Au fil des saisons qui passent et des lettres que sa mère, "une âme errante" (scientifique toujours en partance) lui envoie, Ágústína, venue au monde inopinément, élevée par une vieille femme, Nina, amie de sa grand-mère, et fameuse cuisinière, rêve de prendre de la hauteur pour obtenir une vue d'ensemble sur les choses et éviter ainsi de se perdre dans les détails.
"Je compte escalader la Montagne au printemps prochain".
Lorsque le temps le permet, elle se réfugie dans le jardin où pousse la rhubarbe sur en haut du village et s'interroge alors sur son origine, sur son père inconnu, observe les oiseaux, les nappes de nuages, relit les lettres de sa mère, solitaire et rêveuse et parle à Dieu, "seule à seul". Une existence tranquille, à peine dérangée par l'effervescence de Vermundur, le voisin, homme à tout faire et l'agitation de Nina en cuisine.
"Elle est irréparable ; elle a un défaut de fabrication d'origine."
Ágústína  se déplace avec des béquilles. Avec ses jambes d'ange en coton "en contact personnel et presque quotidien avec Dieu tout-puissant", elle rencontre  Salómon, le fils de la chef de chœur, et devient chanteuse dans un groupe. En sa compagnie, elle apprend l'aviron, se met à nager dans la piscine, trouve un ami et se met au défi de réaliser l'ascension de la montagne.
"Délivrée des petites misères du quotidien, elle connaîtrait bientôt la jouissance d'être au-dessus de tout ce qui traîne en bas.".
Une mélodie sans fausse note, immergée dans des paysages de mer et de montagne, où le ressac, les oiseaux, le vent, les pierres du chemin sous les chaussures, le crissement de la neige sous les pas, les gouttelettes de givre, s'échappent des mots,  délicatement saisissables.
"Sa tête est pleine de ruisseaux dorés dévalant des montagnes vers la mer."
Et avec la même gourmandise, le texte exhale des parfums culinaires entêtants, au-delà même de la rhubarbe sauvage.
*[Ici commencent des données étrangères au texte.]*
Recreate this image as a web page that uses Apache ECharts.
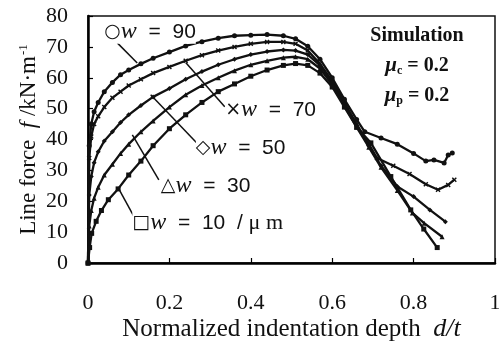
<!DOCTYPE html>
<html>
<head>
<meta charset="utf-8">
<style>
  html, body { margin: 0; padding: 0; background: #fff; }
  #chart { width: 499px; height: 342px; }
</style>
<script src="https://cdn.jsdelivr.net/npm/echarts@6/dist/echarts.min.js"></script>
</head>
<body>
<div id="chart"></div>
<script>
// 横轴刻度 / 纵轴刻度
const xTicks = [0, 0.2, 0.4, 0.6, 0.8, 1]
const yTicks = [0, 10, 20, 30, 40, 50, 60, 70, 80]

// w = 90
const d90 = [0, 0.003, 0.008, 0.015, 0.025, 0.04, 0.06, 0.08, 0.1, 0.13, 0.16, 0.2, 0.24, 0.28, 0.32, 0.36, 0.4, 0.44, 0.48, 0.51, 0.54, 0.57, 0.6, 0.63, 0.66, 0.68, 0.72, 0.76, 0.8, 0.83, 0.85, 0.875, 0.885, 0.895]
const f90 = [0, 38, 45, 49, 52, 55.5, 58.5, 61, 62.5, 64.5, 66.3, 68.3, 70.3, 71.7, 72.8, 73.6, 73.8, 74, 73.6, 72.6, 70.2, 66, 60, 53, 46.5, 42.5, 40.5, 38.5, 35.5, 33, 33.4, 32.4, 35, 35.6]
// w = 70
const d70 = [0, 0.003, 0.008, 0.015, 0.025, 0.04, 0.06, 0.08, 0.1, 0.13, 0.16, 0.2, 0.24, 0.28, 0.32, 0.36, 0.4, 0.44, 0.48, 0.51, 0.54, 0.57, 0.6, 0.63, 0.66, 0.69, 0.71, 0.75, 0.79, 0.83, 0.86, 0.885, 0.9]
const f70 = [0, 34, 41, 45, 47.5, 50.5, 53.5, 55.5, 57.5, 59.5, 61.5, 63.5, 65.5, 67.3, 68.8, 70, 71, 71.6, 71.6, 71, 68.8, 64.5, 59, 52, 45, 38.5, 34, 31.5, 28.8, 25.5, 23.7, 25.3, 27]
// w = 50
const d50 = [0, 0.003, 0.008, 0.015, 0.025, 0.04, 0.06, 0.08, 0.1, 0.13, 0.16, 0.2, 0.24, 0.28, 0.32, 0.36, 0.4, 0.44, 0.48, 0.51, 0.54, 0.57, 0.6, 0.63, 0.66, 0.69, 0.72, 0.76, 0.8, 0.84, 0.878]
const f50 = [0, 22, 28, 32.5, 36, 39.5, 42.5, 45.5, 48, 51, 53.8, 56.5, 59.5, 62, 64.2, 66, 67.5, 68.5, 69, 68.8, 67.5, 64, 58.5, 51.5, 44.5, 38, 31.5, 24.8, 21.5, 17.2, 13.4]
// w = 30
const d30 = [0, 0.003, 0.008, 0.015, 0.025, 0.04, 0.06, 0.08, 0.1, 0.13, 0.16, 0.2, 0.24, 0.28, 0.32, 0.36, 0.4, 0.44, 0.48, 0.51, 0.54, 0.57, 0.6, 0.63, 0.66, 0.69, 0.72, 0.76, 0.797, 0.826, 0.87]
const f30 = [0, 12, 17, 21, 24.5, 28.5, 32, 35.5, 38.5, 42.5, 46, 50.5, 54.5, 57.5, 60, 62.3, 64.2, 65.5, 66.5, 66.8, 66, 63, 57.8, 51, 44, 37.5, 31, 23.5, 16.2, 12.9, 8.5]
// w = 10
const d10 = [0, 0.004, 0.009, 0.02, 0.033, 0.05, 0.074, 0.1, 0.13, 0.16, 0.2, 0.24, 0.28, 0.32, 0.36, 0.4, 0.44, 0.48, 0.51, 0.54, 0.57, 0.6, 0.63, 0.66, 0.695, 0.744, 0.793, 0.825, 0.858]
const f10 = [0, 5, 9.6, 13.5, 17, 20.5, 24, 28.5, 33, 38, 43.5, 48, 52, 55.5, 58, 60.5, 62.5, 64, 64.6, 64, 61.5, 57, 50.5, 44, 38.9, 28, 17.2, 11, 5]

const serif = 'Liberation Serif'
const sans = 'Liberation Sans'
const crossPath = 'path://M0,2L2,0L5,3L8,0L10,2L7,5L10,8L8,10L5,7L2,10L0,8L3,5Z'

// 曲线配置
const curves = [
  {name: 'w=90', d: d90, f: f90, symbol: 'circle', label: '90', mark: '○'},
  {name: 'w=70', d: d70, f: f70, symbol: crossPath, label: '70', mark: '×'},
  {name: 'w=50', d: d50, f: f50, symbol: 'diamond', label: '50', mark: '◇'},
  {name: 'w=30', d: d30, f: f30, symbol: 'triangle', label: '30', mark: '△'},
  {name: 'w=10', d: d10, f: f10, symbol: 'rect', label: '10', mark: '□'}
]

// 标注位置（数据坐标）: 文字左端, 引线起点, 引线终点
const notes = {
  'w=90': {at: [0.040, 74.9], from: [0.072, 71.3], to: [0.121, 64.8]},
  'w=70': {at: [0.337, 49.6], from: [0.24, 64.9], to: [0.336, 50.6]},
  'w=50': {at: [0.265, 37.3], from: [0.154, 54.5], to: [0.268, 38.8]},
  'w=30': {at: [0.179, 25.0], from: [0.109, 41.5], to: [0.174, 26.9]},
  'w=10': {at: [0.109, 13.0], from: [0.077, 23.7], to: [0.113, 15.0]}
}

const myChart = echarts.init(document.getElementById('chart'))

myChart.setOption({
  animation: false,
  backgroundColor: '#fff',
  textStyle: {fontFamily: serif},
  grid: {
    left: 88,
    right: 4,
    top: 16,
    bottom: 79,
    outerBoundsMode: 'none',
    show: true,
    borderColor: '#111',
    borderWidth: 1.5
  },
  xAxis: {
    type: 'value',
    min: xTicks[0],
    max: xTicks[xTicks.length - 1],
    interval: 0.2,
    axisLine: {show: true, onZero: false, lineStyle: {color: '#000', width: 2.5}},
    axisTick: {inside: true, length: 5, lineStyle: {color: '#000', width: 1.2}},
    splitLine: {show: false},
    axisLabel: {
      margin: 29,
      color: '#111',
      fontFamily: serif,
      fontSize: 22,
      formatter: v => xTicks.indexOf(+v.toFixed(1)) >= 0 ? String(+v.toFixed(1)) : ''
    },
    name: '{a|Normalized indentation depth  }{i|d/t}',
    nameLocation: 'middle',
    nameGap: 53,
    nameMoveOverlap: false,
    nameTextStyle: {
      fontFamily: serif,
      rich: {
        a: {fontFamily: serif, fontSize: 25, color: '#111'},
        i: {fontFamily: serif, fontSize: 26, fontStyle: 'italic', color: '#111'}
      }
    }
  },
  yAxis: {
    type: 'value',
    min: yTicks[0],
    max: yTicks[yTicks.length - 1],
    interval: 10,
    axisLine: {show: true, lineStyle: {color: '#000', width: 2.5}},
    axisTick: {inside: true, length: 5, lineStyle: {color: '#000', width: 1.2}},
    splitLine: {show: false},
    axisLabel: {margin: 20, align: 'right', color: '#111', fontFamily: serif, fontSize: 22},
    name: '{a|Line force  }{i|f }{a|/kN·m}{s|-1}',
    nameLocation: 'middle',
    nameRotate: 90,
    nameGap: 48,
    nameMoveOverlap: false,
    nameTextStyle: {
      fontFamily: serif,
      rich: {
        a: {fontFamily: serif, fontSize: 23, color: '#111'},
        i: {fontFamily: serif, fontSize: 23, fontStyle: 'italic', color: '#111'},
        s: {fontFamily: serif, fontSize: 13, color: '#111', verticalAlign: 'top', padding: [0, 0, 10, 1]}
      }
    }
  },
  series: curves.map(c => ({
    name: c.name,
    type: 'line',
    data: c.d.map((d, i) => [d, c.f[i]]),
    symbol: c.symbol,
    symbolSize: 5,
    showSymbol: true,
    lineStyle: {color: '#111', width: 2.3},
    itemStyle: {color: '#111'},
    z: 3
  }))
})

// 标注与引线
const graphics = []
curves.forEach(c => {
  const n = notes[c.name]
  const p = myChart.convertToPixel({gridIndex: 0}, n.at)
  const a = myChart.convertToPixel({gridIndex: 0}, n.from)
  const b = myChart.convertToPixel({gridIndex: 0}, n.to)
  graphics.push({
    type: 'line',
    shape: {x1: a[0], y1: a[1], x2: b[0], y2: b[1]},
    style: {stroke: '#111', lineWidth: 1.5},
    z: 10
  })
  let txt = '{m|' + c.mark + '}{i|w}{n|  =  ' + c.label + '}'
  if (c.name === 'w=10') txt += '{n|  / }{u|μ m}'
  graphics.push({
    type: 'text',
    x: p[0],
    y: p[1],
    z: 11,
    style: {
      text: txt,
      verticalAlign: 'middle',
      align: 'left',
      backgroundColor: '#fff',
      rich: {
        m: {fontFamily: 'DejaVu Sans', fontSize: 19, fill: '#111'},
        i: {fontFamily: serif, fontStyle: 'italic', fontSize: 24, fill: '#111'},
        n: {fontFamily: sans, fontSize: 21, fill: '#111'},
        u: {fontFamily: serif, fontSize: 22, fill: '#111'}
      }
    }
  })
})

// 模拟参数
const simLines = [
  {text: '{b|Simulation}', y: 36},
  {text: '{g|μ}{s|c}{b| = 0.2}', y: 66},
  {text: '{g|μ}{s|p}{b| = 0.2}', y: 96}
]
simLines.forEach(l => {
  graphics.push({
    type: 'text',
    x: 417,
    y: l.y,
    z: 11,
    style: {
      text: l.text,
      align: 'center',
      verticalAlign: 'middle',
      rich: {
        b: {fontFamily: serif, fontWeight: 'bold', fontSize: 20, fill: '#111'},
        g: {fontFamily: serif, fontStyle: 'italic', fontWeight: 'bold', fontSize: 21, fill: '#111'},
        s: {fontFamily: serif, fontWeight: 'bold', fontSize: 12, fill: '#111', verticalAlign: 'bottom', padding: [8, 0, 0, 0]}
      }
    }
  })
})

myChart.setOption({graphic: graphics})
</script>
</body>
</html>
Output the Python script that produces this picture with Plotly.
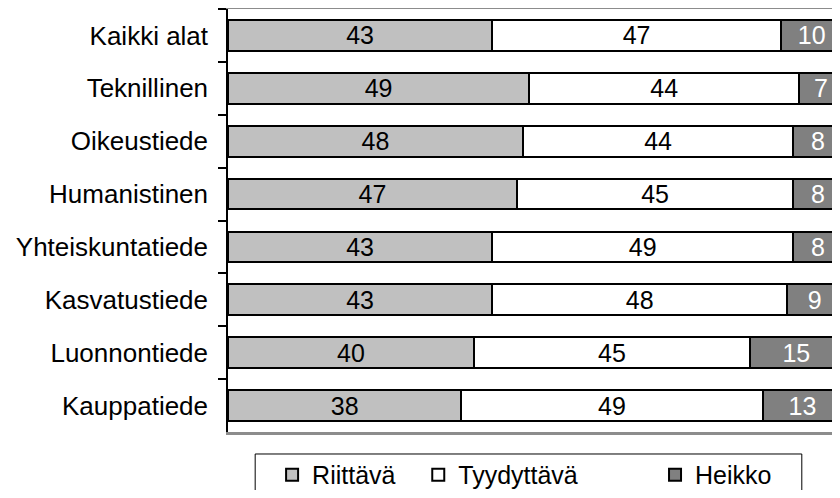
import plotly.graph_objects as go

# ---------- data ----------
categories = ["Kaikki alat", "Teknillinen", "Oikeustiede", "Humanistinen",
              "Yhteiskuntatiede", "Kasvatustiede", "Luonnontiede", "Kauppatiede"]
riittava = [43, 49, 48, 47, 43, 43, 40, 38]
tyydyttava = [47, 44, 44, 45, 49, 48, 45, 49]
heikko = [10, 7, 8, 8, 8, 9, 15, 13]

# name, values, fill, text colour, legend id, legend x (paper)
series = [
    ("Riittävä", riittava, "#c0c0c0", "#000000", "legend", 0.073),
    ("Tyydyttävä", tyydyttava, "#ffffff", "#000000", "legend2", 0.315),
    ("Heikko", heikko, "#808080", "#ffffff", "legend3", 0.707),
]

FONT = "Liberation Sans, Arial, sans-serif"

fig = go.Figure()
legends = {}
for name, vals, fill, txt, leg, lx in series:
    fig.add_trace(go.Bar(
        y=categories,
        x=vals,
        name=name,
        orientation="h",
        legend=leg,
        marker=dict(color=fill, line=dict(color="#000000", width=2)),
        text=vals,
        textposition="inside",
        insidetextanchor="middle",
        textangle=0,
        constraintext="none",
        textfont=dict(color=txt, size=25, family=FONT),
        hovertemplate=name + ": %{x}<extra>%{y}</extra>",
    ))
    # one legend per entry so the entries sit where the original has them
    legends[leg] = dict(
        orientation="h",
        x=lx, xanchor="left",
        y=-0.047, yanchor="top",
        borderwidth=0,
        bgcolor="rgba(0,0,0,0)",
        font=dict(size=25, family=FONT, color="#000000"),
    )

fig.update_layout(
    barmode="stack",
    bargap=0.42,
    width=824,
    height=482,
    margin=dict(l=220, r=0, t=1, b=58, autoexpand=False),
    paper_bgcolor="white",
    plot_bgcolor="white",
    font=dict(family=FONT, size=26, color="#000000"),
    showlegend=True,
    **legends,
)

# frame around the legend entries (open at the bottom, like the original)
fig.add_shape(type="rect", xref="paper", yref="paper",
              x0=0.045, x1=0.950, y0=-0.052, y1=-0.30,
              line=dict(color="#000000", width=1), fillcolor="rgba(0,0,0,0)",
              layer="below")

fig.update_xaxes(
    range=[0, 98.3],
    showgrid=False,
    zeroline=False,
    showticklabels=False,
    ticks="",
    showline=True,
    linecolor="#8c8c8c",
    linewidth=2.5,
    mirror=True,
)
fig.update_yaxes(
    categoryorder="array",
    categoryarray=categories,
    autorange="reversed",
    showgrid=False,
    showline=True,
    linecolor="#000000",
    linewidth=1.5,
    ticks="outside",
    tickson="boundaries",
    ticklen=8,
    tickcolor="#000000",
    tickwidth=1.5,
    ticklabelstandoff=13,
    tickfont=dict(size=26, family=FONT),
)

fig.write_html("out.html")
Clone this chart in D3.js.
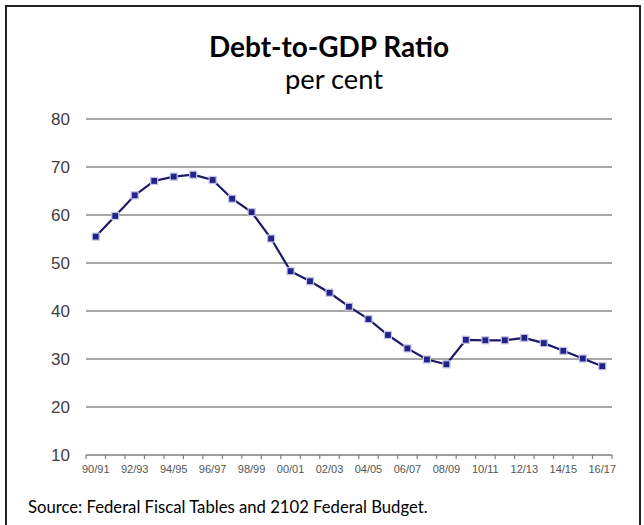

Etourdi par les odeurs mélangées de boudin noir, de fruits au sirop à la crème fouettée, de confitures estivales, d'églefin nappé de beurre, de chou rouge confit, de pâte à beignets ou à gaufre,  de soupe au cacao… le lecteur est littéralement mis en appétit, fêté avec magie.
Ce moment de lecture est une sincère réjouissance, une fenêtre ouverte pour voir au-delà. "La plupart des gens se contentent de regarder sans voir, ou bien, l'on ne regarde pas, mais on voit quand même."